Fantastic slingshots Bill!

I could only imagine what would come of locking the two of you together in a workshop for a month.


----------



## SlingMan (Jul 4, 2010)

Just wait!

Bill is just getting warmed up!









After extensive use of Bill's sling shots I find my others gathering dust or being
used by others that I'm helping get started in this wonderful sport/hobbie.

If you haven't shot one of Bill's sling shots and you're a side shooter, you are cheating
yourself by not owning one of these sling shots.


----------



## USASlingshot (Feb 25, 2010)

some great looking shooters


----------



## zille (Oct 25, 2010)

**** me but these still look like alien heritage...

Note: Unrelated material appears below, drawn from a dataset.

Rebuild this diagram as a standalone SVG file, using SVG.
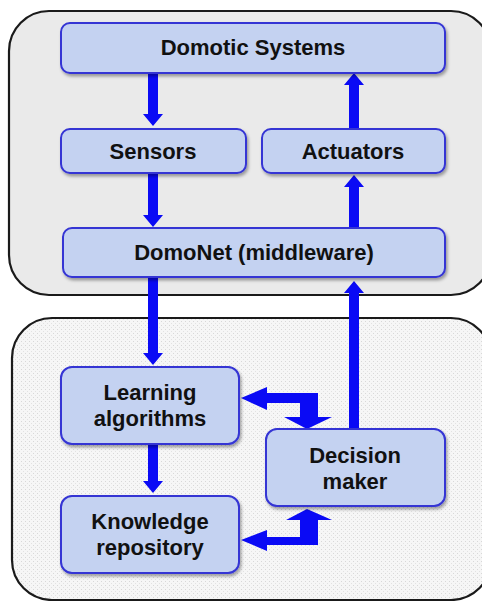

I'd love to call one of these my lil cattie...I mostly shoot sideways, not for the gangster approach but for the accuracy you can even get with heavy bandsets and a lot of power. Cudos to Bill for making these extraordinary frames. Can't wait to see his "next generation" slingshots.


----------



## Bill Hays (Aug 9, 2010)

Thank you, you Guys are all to kind... and the excellent review of Jorg's... icing!


----------



## Dan the Slingshot Man (Nov 21, 2010)

Bill your slingshots look fantastic. You are making designs that are changing the slingshot world. One day I hope to make slingshots like you.


----------